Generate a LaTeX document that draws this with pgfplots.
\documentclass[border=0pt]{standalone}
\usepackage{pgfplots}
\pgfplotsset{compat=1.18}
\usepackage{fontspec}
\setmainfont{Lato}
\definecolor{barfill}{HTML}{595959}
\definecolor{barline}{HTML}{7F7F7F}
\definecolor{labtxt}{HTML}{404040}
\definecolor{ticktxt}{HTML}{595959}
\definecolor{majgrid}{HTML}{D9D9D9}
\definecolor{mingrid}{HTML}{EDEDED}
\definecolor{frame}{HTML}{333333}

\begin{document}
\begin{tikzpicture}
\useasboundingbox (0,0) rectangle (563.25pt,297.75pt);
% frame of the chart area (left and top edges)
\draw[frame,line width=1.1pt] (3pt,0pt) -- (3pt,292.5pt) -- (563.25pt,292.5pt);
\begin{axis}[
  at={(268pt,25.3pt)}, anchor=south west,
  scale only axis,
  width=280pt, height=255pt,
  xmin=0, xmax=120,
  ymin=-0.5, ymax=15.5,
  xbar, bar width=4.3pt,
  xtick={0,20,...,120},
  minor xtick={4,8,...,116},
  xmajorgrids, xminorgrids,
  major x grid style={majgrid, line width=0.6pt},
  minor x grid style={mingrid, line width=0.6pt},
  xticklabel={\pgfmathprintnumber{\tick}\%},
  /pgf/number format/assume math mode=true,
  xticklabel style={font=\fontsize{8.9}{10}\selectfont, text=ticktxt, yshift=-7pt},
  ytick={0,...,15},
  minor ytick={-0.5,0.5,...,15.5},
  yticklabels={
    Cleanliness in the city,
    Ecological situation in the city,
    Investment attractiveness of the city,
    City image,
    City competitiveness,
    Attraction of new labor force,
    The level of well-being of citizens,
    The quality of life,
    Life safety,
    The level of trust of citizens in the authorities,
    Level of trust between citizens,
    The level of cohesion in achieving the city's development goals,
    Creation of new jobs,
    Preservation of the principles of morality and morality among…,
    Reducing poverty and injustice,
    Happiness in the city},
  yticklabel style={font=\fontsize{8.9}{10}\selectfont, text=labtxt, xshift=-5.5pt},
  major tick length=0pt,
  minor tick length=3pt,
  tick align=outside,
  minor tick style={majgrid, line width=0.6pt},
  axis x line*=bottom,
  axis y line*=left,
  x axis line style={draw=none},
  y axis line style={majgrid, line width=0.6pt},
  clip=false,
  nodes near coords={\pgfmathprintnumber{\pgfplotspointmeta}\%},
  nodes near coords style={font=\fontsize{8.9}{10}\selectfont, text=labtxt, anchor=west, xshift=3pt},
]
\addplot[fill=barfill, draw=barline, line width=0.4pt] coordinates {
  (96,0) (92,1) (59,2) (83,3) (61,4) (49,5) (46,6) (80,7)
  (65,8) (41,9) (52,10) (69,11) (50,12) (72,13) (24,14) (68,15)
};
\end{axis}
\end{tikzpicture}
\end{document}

---

TASK OBJECTIVE: Set down all of the data above, word for word.

EXERCISE RESPONSE:
Generate a LaTeX document that draws this with pgfplots.
\documentclass[border=0pt]{standalone}
\usepackage{pgfplots}
\pgfplotsset{compat=1.18}
\usepackage{fontspec}
\setmainfont{Lato}
\definecolor{barfill}{HTML}{595959}
\definecolor{barline}{HTML}{7F7F7F}
\definecolor{labtxt}{HTML}{404040}
\definecolor{ticktxt}{HTML}{595959}
\definecolor{majgrid}{HTML}{D9D9D9}
\definecolor{mingrid}{HTML}{EDEDED}
\definecolor{frame}{HTML}{333333}

\begin{document}
\begin{tikzpicture}
\useasboundingbox (0,0) rectangle (563.25pt,297.75pt);
% frame of the chart area (left and top edges)
\draw[frame,line width=1.1pt] (3pt,0pt) -- (3pt,292.5pt) -- (563.25pt,292.5pt);
\begin{axis}[
  at={(268pt,25.3pt)}, anchor=south west,
  scale only axis,
  width=280pt, height=255pt,
  xmin=0, xmax=120,
  ymin=-0.5, ymax=15.5,
  xbar, bar width=4.3pt,
  xtick={0,20,...,120},
  minor xtick={4,8,...,116},
  xmajorgrids, xminorgrids,
  major x grid style={majgrid, line width=0.6pt},
  minor x grid style={mingrid, line width=0.6pt},
  xticklabel={\pgfmathprintnumber{\tick}\%},
  /pgf/number format/assume math mode=true,
  xticklabel style={font=\fontsize{8.9}{10}\selectfont, text=ticktxt, yshift=-7pt},
  ytick={0,...,15},
  minor ytick={-0.5,0.5,...,15.5},
  yticklabels={
    Cleanliness in the city,
    Ecological situation in the city,
    Investment attractiveness of the city,
    City image,
    City competitiveness,
    Attraction of new labor force,
    The level of well-being of citizens,
    The quality of life,
    Life safety,
    The level of trust of citizens in the authorities,
    Level of trust between citizens,
    The level of cohesion in achieving the city's development goals,
    Creation of new jobs,
    Preservation of the principles of morality and morality among…,
    Reducing poverty and injustice,
    Happiness in the city},
  yticklabel style={font=\fontsize{8.9}{10}\selectfont, text=labtxt, xshift=-5.5pt},
  major tick length=0pt,
  minor tick length=3pt,
  tick align=outside,
  minor tick style={majgrid, line width=0.6pt},
  axis x line*=bottom,
  axis y line*=left,
  x axis line style={draw=none},
  y axis line style={majgrid, line width=0.6pt},
  clip=false,
  nodes near coords={\pgfmathprintnumber{\pgfplotspointmeta}\%},
  nodes near coords style={font=\fontsize{8.9}{10}\selectfont, text=labtxt, anchor=west, xshift=3pt},
]
\addplot[fill=barfill, draw=barline, line width=0.4pt] coordinates {
  (96,0) (92,1) (59,2) (83,3) (61,4) (49,5) (46,6) (80,7)
  (65,8) (41,9) (52,10) (69,11) (50,12) (72,13) (24,14) (68,15)
};
\end{axis}
\end{tikzpicture}
\end{document}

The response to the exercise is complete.